### Information supplied
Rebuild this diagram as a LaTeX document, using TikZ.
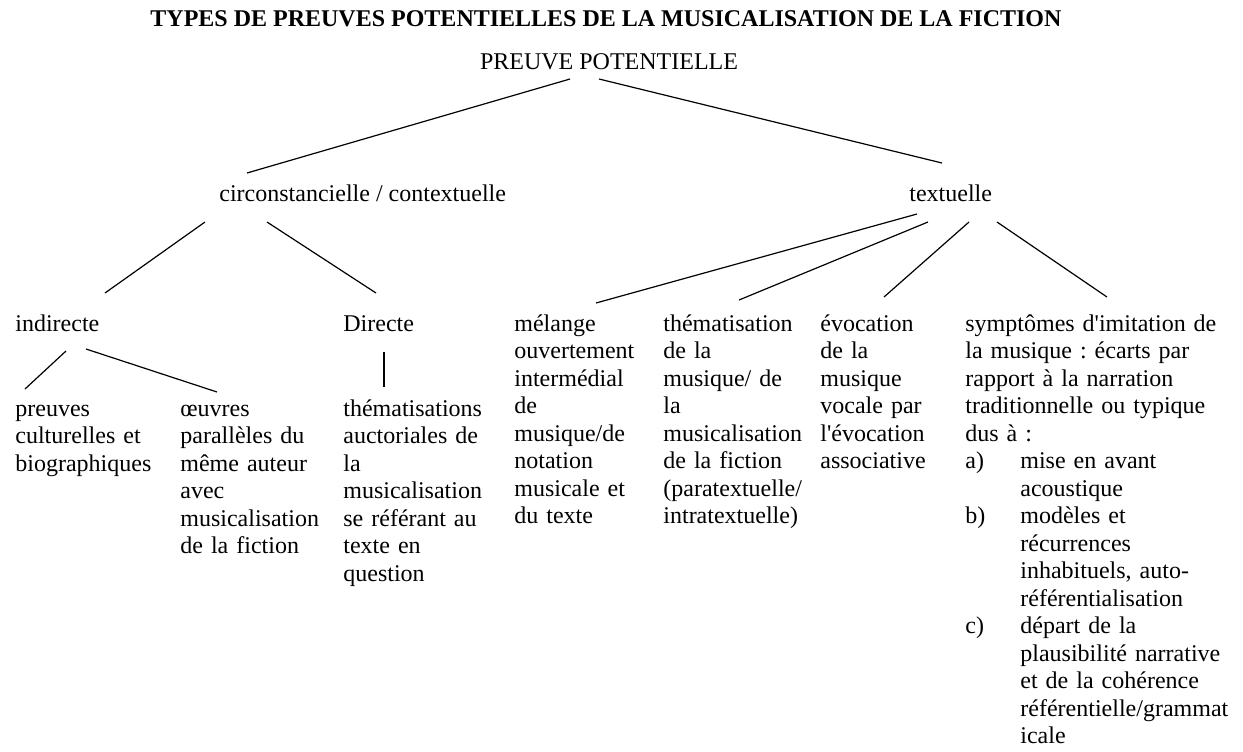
\documentclass[tikz,border=0pt]{standalone}
\usepackage{fontspec}
\setmainfont{Liberation Serif}
\usetikzlibrary{calc}
\newcommand{\ap}{\textquotesingle}
\newcommand{\itm}[1]{\makebox[27.5pt][l]{#1}}
\newcommand{\sub}{\hspace*{27.5pt}}
\frenchspacing

\begin{document}
\begin{tikzpicture}[x=0.5pt,y=-0.5pt,
	txt/.style={anchor=base west, inner sep=0pt, font=\fontsize{12}{13.75}\selectfont},
	col/.style={txt, text width=#1, align=left},
	edge/.style={line width=0.6pt}]
	\useasboundingbox (0,0) rectangle (1243,751);
	\node[txt, anchor=base, font=\fontsize{12}{13.75}\selectfont\bfseries] (title) at (606,26) {TYPES DE PREUVES POTENTIELLES DE LA MUSICALISATION DE LA FICTION};
	\node[txt, anchor=base] (root) at (609,69) {PREUVE POTENTIELLE};
	\node[txt] (circ) at (219,201) {circonstancielle / contextuelle};
	\node[txt] (textu) at (909,201) {textuelle};
	%
	\node[txt] (indir) at (15,331) {indirecte};
	\node[txt] (direc) at (343,331) {Directe};
	\node[col=80pt] (melange) at (514,331) {mélange\\ ouvertement\\ intermédial\\ de\\ musique/de\\ notation\\ musicale et\\ du texte};
	\node[col=80pt] (themat) at (663,331) {thématisation\\ de la\\ musique/ de\\ la\\ musicalisation\\ de la fiction\\ (paratextuelle/\\ intratextuelle)};
	\node[col=70pt] (evoc) at (820,331) {évocation\\ de la\\ musique\\ vocale par\\ l\ap évocation\\ associative};
	\node[col=140pt] (sympt) at (965,331) {symptômes d\ap imitation de\\ la musique : écarts par\\ rapport à la narration\\ traditionnelle ou typique\\ dus à :\\
		\itm{a)}mise en avant\\ \sub acoustique\\
		\itm{b)}modèles et\\ \sub récurrences\\ \sub inhabituels, auto-\\ \sub référentialisation\\
		\itm{c)}départ de la\\ \sub plausibilité narrative\\ \sub et de la cohérence\\ \sub référentielle/grammat\\ \sub icale};
	%
	\node[col=80pt] (preuv) at (15,416) {preuves\\ culturelles et\\ biographiques};
	\node[col=80pt] (oeuvr) at (180,416) {œuvres\\ parallèles du\\ même auteur\\ avec\\ musicalisation\\ de la fiction};
	\node[col=80pt] (thauct) at (343,416) {thématisations\\ auctoriales de\\ la\\ musicalisation\\ se référant au\\ texte en\\ question};
	%
	\draw[edge] ($(root.base)+(-39,10)$) -- ($(circ.base west)+(28,-28)$);
	\draw[edge] ($(root.base)+(-10,10)$) -- ($(textu.base west)+(33,-38)$);
	\draw[edge] ($(circ.base west)+(-14,21)$) -- ($(indir.base west)+(90,-38)$);
	\draw[edge] ($(circ.base west)+(48,21)$) -- ($(direc.base west)+(33,-38)$);
	\draw[edge] ($(textu.base west)+(8,13)$) -- ($(melange.base west)+(82,-28)$);
	\draw[edge] ($(textu.base west)+(19,21)$) -- ($(themat.base west)+(76,-31)$);
	\draw[edge] ($(textu.base west)+(60,21)$) -- ($(evoc.base west)+(64,-34)$);
	\draw[edge] ($(textu.base west)+(88,21)$) -- ($(sympt.base west)+(142,-34)$);
	%
	\draw[edge] ($(indir.base west)+(51,20)$) -- ($(preuv.base west)+(10,-27)$);
	\draw[edge] ($(indir.base west)+(71,18)$) -- ($(oeuvr.base west)+(37,-24)$);
	\draw[edge] ($(direc.base west)+(41,21)$) -- ($(thauct.base west)+(41,-29)$);
\end{tikzpicture}
\end{document}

### Written instruction
Exclude the pictures, and transcribe all of the material exactly.

### Answer to the problem
Rebuild this diagram as a LaTeX document, using TikZ.
\documentclass[tikz,border=0pt]{standalone}
\usepackage{fontspec}
\setmainfont{Liberation Serif}
\usetikzlibrary{calc}
\newcommand{\ap}{\textquotesingle}
\newcommand{\itm}[1]{\makebox[27.5pt][l]{#1}}
\newcommand{\sub}{\hspace*{27.5pt}}
\frenchspacing

\begin{document}
\begin{tikzpicture}[x=0.5pt,y=-0.5pt,
	txt/.style={anchor=base west, inner sep=0pt, font=\fontsize{12}{13.75}\selectfont},
	col/.style={txt, text width=#1, align=left},
	edge/.style={line width=0.6pt}]
	\useasboundingbox (0,0) rectangle (1243,751);
	\node[txt, anchor=base, font=\fontsize{12}{13.75}\selectfont\bfseries] (title) at (606,26) {TYPES DE PREUVES POTENTIELLES DE LA MUSICALISATION DE LA FICTION};
	\node[txt, anchor=base] (root) at (609,69) {PREUVE POTENTIELLE};
	\node[txt] (circ) at (219,201) {circonstancielle / contextuelle};
	\node[txt] (textu) at (909,201) {textuelle};
	%
	\node[txt] (indir) at (15,331) {indirecte};
	\node[txt] (direc) at (343,331) {Directe};
	\node[col=80pt] (melange) at (514,331) {mélange\\ ouvertement\\ intermédial\\ de\\ musique/de\\ notation\\ musicale et\\ du texte};
	\node[col=80pt] (themat) at (663,331) {thématisation\\ de la\\ musique/ de\\ la\\ musicalisation\\ de la fiction\\ (paratextuelle/\\ intratextuelle)};
	\node[col=70pt] (evoc) at (820,331) {évocation\\ de la\\ musique\\ vocale par\\ l\ap évocation\\ associative};
	\node[col=140pt] (sympt) at (965,331) {symptômes d\ap imitation de\\ la musique : écarts par\\ rapport à la narration\\ traditionnelle ou typique\\ dus à :\\
		\itm{a)}mise en avant\\ \sub acoustique\\
		\itm{b)}modèles et\\ \sub récurrences\\ \sub inhabituels, auto-\\ \sub référentialisation\\
		\itm{c)}départ de la\\ \sub plausibilité narrative\\ \sub et de la cohérence\\ \sub référentielle/grammat\\ \sub icale};
	%
	\node[col=80pt] (preuv) at (15,416) {preuves\\ culturelles et\\ biographiques};
	\node[col=80pt] (oeuvr) at (180,416) {œuvres\\ parallèles du\\ même auteur\\ avec\\ musicalisation\\ de la fiction};
	\node[col=80pt] (thauct) at (343,416) {thématisations\\ auctoriales de\\ la\\ musicalisation\\ se référant au\\ texte en\\ question};
	%
	\draw[edge] ($(root.base)+(-39,10)$) -- ($(circ.base west)+(28,-28)$);
	\draw[edge] ($(root.base)+(-10,10)$) -- ($(textu.base west)+(33,-38)$);
	\draw[edge] ($(circ.base west)+(-14,21)$) -- ($(indir.base west)+(90,-38)$);
	\draw[edge] ($(circ.base west)+(48,21)$) -- ($(direc.base west)+(33,-38)$);
	\draw[edge] ($(textu.base west)+(8,13)$) -- ($(melange.base west)+(82,-28)$);
	\draw[edge] ($(textu.base west)+(19,21)$) -- ($(themat.base west)+(76,-31)$);
	\draw[edge] ($(textu.base west)+(60,21)$) -- ($(evoc.base west)+(64,-34)$);
	\draw[edge] ($(textu.base west)+(88,21)$) -- ($(sympt.base west)+(142,-34)$);
	%
	\draw[edge] ($(indir.base west)+(51,20)$) -- ($(preuv.base west)+(10,-27)$);
	\draw[edge] ($(indir.base west)+(71,18)$) -- ($(oeuvr.base west)+(37,-24)$);
	\draw[edge] ($(direc.base west)+(41,21)$) -- ($(thauct.base west)+(41,-29)$);
\end{tikzpicture}
\end{document}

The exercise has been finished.